Holy Night 13 – Epiphany 2019

As we stand on the summit of the Twelve Holy Nights and look into Epiphany, that moment when the mighty God, Christ, entered into the body of a human being, Jesus, for the first time ever in evolution, these words of Rudolf Steiner can fill us with awe as we look into our own being to find the reason for our existence.

“When we enter fully into the meaning and the true significance of Spiritual Science, we realise that it is no mere selfish yearning, but deep-seated duty towards the macrocosmic forces not to allow the buried treasure in our souls to be wasted. We come to realise that deep down in every man there lies something which once upon a time the gods implanted in him out of their own body, their own substance. We come to feel: ‘The gods have sacrificed a piece of their own existence, they have as it were torn away a fragment of their own flesh, and have deposited it within human souls.’

We men can do one of two things with this treasure, this divine heritage. We can out of a certain indolence say: ‘What do I want with knowledge? The gods will soon direct me to my goal!’ But they do not do so, for they have buried this treasure within us in order that we may bring it to the light of day out of our own freedom. Thus we can let this treasure go to waste. That is one of the courses which the soul can take.

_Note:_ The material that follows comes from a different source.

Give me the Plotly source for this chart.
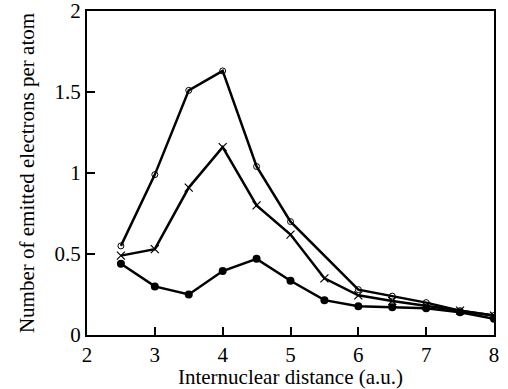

The alternative is that, recognising our highest duty towards the heavenly powers, we should say to ourselves: ‘We must raise up this treasure, we must lift it out of the hidden depths into our consciousness.’ What are we doing when we bring up this treasure out of the unconscious? We give it a different form from the one it had earlier in the body of the gods, but in a mysterious way we give it back again to the gods in the form which it has acquired through us. We are not cultivating in our knowledge any private concern of our own, we are not doing anything merely in the interests of our own egotism, we are simply carrying back into the higher worlds, in the changed form which it has acquired through us, the noble heritage which the gods have given us, so that they may share it with us.

But if we neglect this treasure, if we allow it to deteriorate, then we are in a very real sense being egotistic, for then this treasure in our souls is irrevocably lost to the world-process. We are allowing our divine heritage to go to waste, if we are reluctant to recognise its presence in us.” Wonders of the World: Lecture 8  August 24, 1911

Thank you for travelling with me at this sacred time. Through the spiritual worlds that connect us each one of you has contributed to the inspiring ideas that emerged.